<<<<
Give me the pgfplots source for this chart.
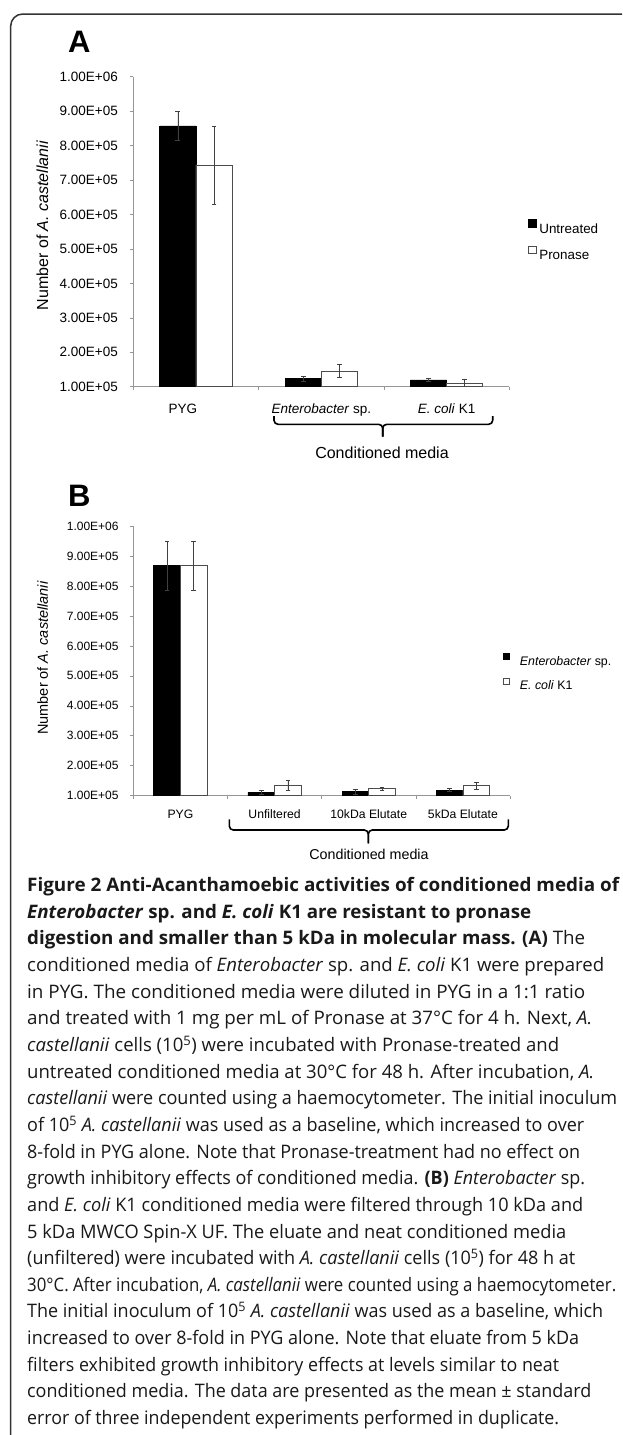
>>>>
<<<<
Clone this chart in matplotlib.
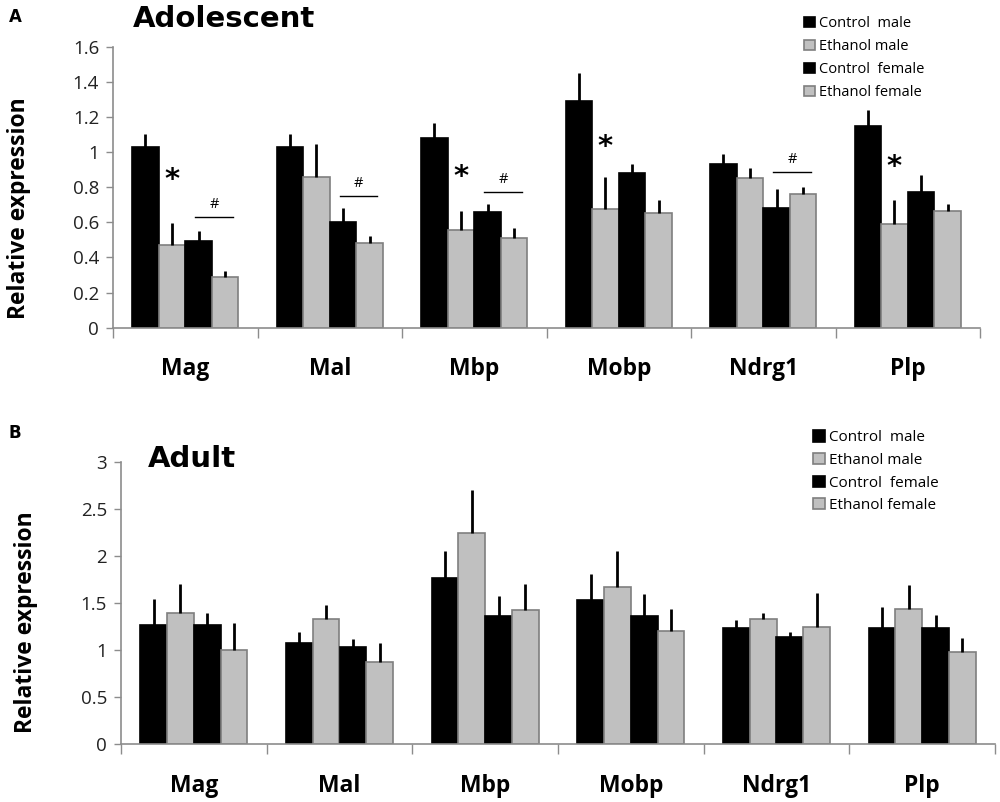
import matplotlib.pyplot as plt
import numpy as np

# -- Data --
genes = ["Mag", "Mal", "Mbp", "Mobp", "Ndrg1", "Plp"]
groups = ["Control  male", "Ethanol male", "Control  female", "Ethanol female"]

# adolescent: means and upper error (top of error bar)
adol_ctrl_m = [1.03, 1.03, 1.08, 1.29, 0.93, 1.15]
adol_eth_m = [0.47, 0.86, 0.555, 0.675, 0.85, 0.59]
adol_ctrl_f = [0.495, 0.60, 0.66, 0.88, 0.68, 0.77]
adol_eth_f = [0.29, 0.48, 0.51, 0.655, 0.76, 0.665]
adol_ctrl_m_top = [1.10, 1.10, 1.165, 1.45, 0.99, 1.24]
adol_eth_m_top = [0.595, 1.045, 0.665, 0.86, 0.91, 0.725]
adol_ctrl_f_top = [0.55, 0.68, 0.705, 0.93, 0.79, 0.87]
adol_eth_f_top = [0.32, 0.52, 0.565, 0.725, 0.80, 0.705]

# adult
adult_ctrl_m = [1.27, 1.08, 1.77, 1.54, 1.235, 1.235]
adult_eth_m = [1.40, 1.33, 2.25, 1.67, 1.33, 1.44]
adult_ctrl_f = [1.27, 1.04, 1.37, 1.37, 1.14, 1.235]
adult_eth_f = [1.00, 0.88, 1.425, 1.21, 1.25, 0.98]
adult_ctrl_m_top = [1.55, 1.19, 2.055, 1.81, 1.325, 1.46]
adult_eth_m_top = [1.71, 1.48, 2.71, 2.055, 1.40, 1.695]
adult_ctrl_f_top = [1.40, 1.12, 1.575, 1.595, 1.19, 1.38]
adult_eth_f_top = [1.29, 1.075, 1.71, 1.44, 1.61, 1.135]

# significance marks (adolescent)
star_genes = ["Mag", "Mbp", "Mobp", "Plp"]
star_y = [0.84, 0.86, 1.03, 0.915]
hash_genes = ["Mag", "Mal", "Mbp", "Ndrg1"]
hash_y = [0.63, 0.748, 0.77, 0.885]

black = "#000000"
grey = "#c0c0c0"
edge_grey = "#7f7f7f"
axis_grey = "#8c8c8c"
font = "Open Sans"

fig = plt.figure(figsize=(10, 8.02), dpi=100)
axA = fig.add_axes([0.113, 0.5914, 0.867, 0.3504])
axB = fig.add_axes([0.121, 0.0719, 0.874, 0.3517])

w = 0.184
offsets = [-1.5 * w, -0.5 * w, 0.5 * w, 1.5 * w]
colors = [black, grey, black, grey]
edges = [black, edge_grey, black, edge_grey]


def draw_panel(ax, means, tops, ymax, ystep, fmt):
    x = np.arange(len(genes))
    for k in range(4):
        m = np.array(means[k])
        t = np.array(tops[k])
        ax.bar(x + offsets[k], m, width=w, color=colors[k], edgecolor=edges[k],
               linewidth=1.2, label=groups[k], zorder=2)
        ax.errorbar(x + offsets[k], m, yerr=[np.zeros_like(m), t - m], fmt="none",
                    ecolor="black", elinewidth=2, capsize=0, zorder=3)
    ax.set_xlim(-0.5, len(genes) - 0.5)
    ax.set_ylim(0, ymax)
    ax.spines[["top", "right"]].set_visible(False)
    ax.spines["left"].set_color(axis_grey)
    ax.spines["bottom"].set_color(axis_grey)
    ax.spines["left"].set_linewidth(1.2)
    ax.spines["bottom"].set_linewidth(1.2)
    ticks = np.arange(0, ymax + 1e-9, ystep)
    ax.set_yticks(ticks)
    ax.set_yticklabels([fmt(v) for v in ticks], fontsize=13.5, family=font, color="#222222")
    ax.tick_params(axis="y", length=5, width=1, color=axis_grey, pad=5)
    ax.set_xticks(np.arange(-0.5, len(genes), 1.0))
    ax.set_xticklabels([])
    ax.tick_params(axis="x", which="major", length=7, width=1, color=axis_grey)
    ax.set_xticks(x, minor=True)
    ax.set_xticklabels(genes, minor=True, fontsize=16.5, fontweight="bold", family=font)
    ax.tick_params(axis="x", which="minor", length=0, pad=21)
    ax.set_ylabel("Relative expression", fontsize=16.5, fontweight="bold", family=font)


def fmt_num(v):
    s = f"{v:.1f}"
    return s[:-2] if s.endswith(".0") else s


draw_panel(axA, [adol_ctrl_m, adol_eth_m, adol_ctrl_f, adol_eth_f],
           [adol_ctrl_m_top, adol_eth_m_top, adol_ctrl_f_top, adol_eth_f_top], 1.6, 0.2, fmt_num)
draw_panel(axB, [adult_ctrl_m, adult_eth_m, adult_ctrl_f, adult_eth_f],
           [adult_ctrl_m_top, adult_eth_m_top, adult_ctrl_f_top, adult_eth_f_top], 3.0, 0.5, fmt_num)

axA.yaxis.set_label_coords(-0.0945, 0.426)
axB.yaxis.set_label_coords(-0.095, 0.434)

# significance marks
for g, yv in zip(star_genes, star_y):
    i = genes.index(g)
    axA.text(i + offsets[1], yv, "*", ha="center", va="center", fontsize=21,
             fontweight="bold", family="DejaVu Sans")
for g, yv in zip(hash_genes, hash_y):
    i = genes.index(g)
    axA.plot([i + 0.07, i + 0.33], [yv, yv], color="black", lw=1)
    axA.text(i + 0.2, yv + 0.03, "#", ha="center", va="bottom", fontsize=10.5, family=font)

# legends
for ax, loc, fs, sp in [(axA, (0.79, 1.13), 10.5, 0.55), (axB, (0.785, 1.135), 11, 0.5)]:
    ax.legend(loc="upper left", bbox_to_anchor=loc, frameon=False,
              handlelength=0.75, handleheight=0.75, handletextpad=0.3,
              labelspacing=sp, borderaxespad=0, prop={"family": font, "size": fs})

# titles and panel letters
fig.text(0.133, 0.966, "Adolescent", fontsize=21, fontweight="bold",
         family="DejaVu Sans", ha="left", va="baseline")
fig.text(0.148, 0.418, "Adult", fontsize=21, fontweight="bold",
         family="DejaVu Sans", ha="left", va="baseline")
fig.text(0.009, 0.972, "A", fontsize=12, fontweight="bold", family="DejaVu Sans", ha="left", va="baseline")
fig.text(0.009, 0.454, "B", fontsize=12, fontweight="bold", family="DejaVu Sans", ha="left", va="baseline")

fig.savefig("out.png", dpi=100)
>>>>
== WHAT YOU WILL DO ==
Within the entries above, give again exactly the lines starting at the one that contains "Clone this chart in matplotlib." and ending at the one that contains "adol_eth_f_top = [0.32, 0.52, 0.565, 0.725, 0.80, 0.705]", leaving out the pictures.

== TASK ANSWER ==
Clone this chart in matplotlib.
import matplotlib.pyplot as plt
import numpy as np

# -- Data --
genes = ["Mag", "Mal", "Mbp", "Mobp", "Ndrg1", "Plp"]
groups = ["Control  male", "Ethanol male", "Control  female", "Ethanol female"]

# adolescent: means and upper error (top of error bar)
adol_ctrl_m = [1.03, 1.03, 1.08, 1.29, 0.93, 1.15]
adol_eth_m = [0.47, 0.86, 0.555, 0.675, 0.85, 0.59]
adol_ctrl_f = [0.495, 0.60, 0.66, 0.88, 0.68, 0.77]
adol_eth_f = [0.29, 0.48, 0.51, 0.655, 0.76, 0.665]
adol_ctrl_m_top = [1.10, 1.10, 1.165, 1.45, 0.99, 1.24]
adol_eth_m_top = [0.595, 1.045, 0.665, 0.86, 0.91, 0.725]
adol_ctrl_f_top = [0.55, 0.68, 0.705, 0.93, 0.79, 0.87]
adol_eth_f_top = [0.32, 0.52, 0.565, 0.725, 0.80, 0.705]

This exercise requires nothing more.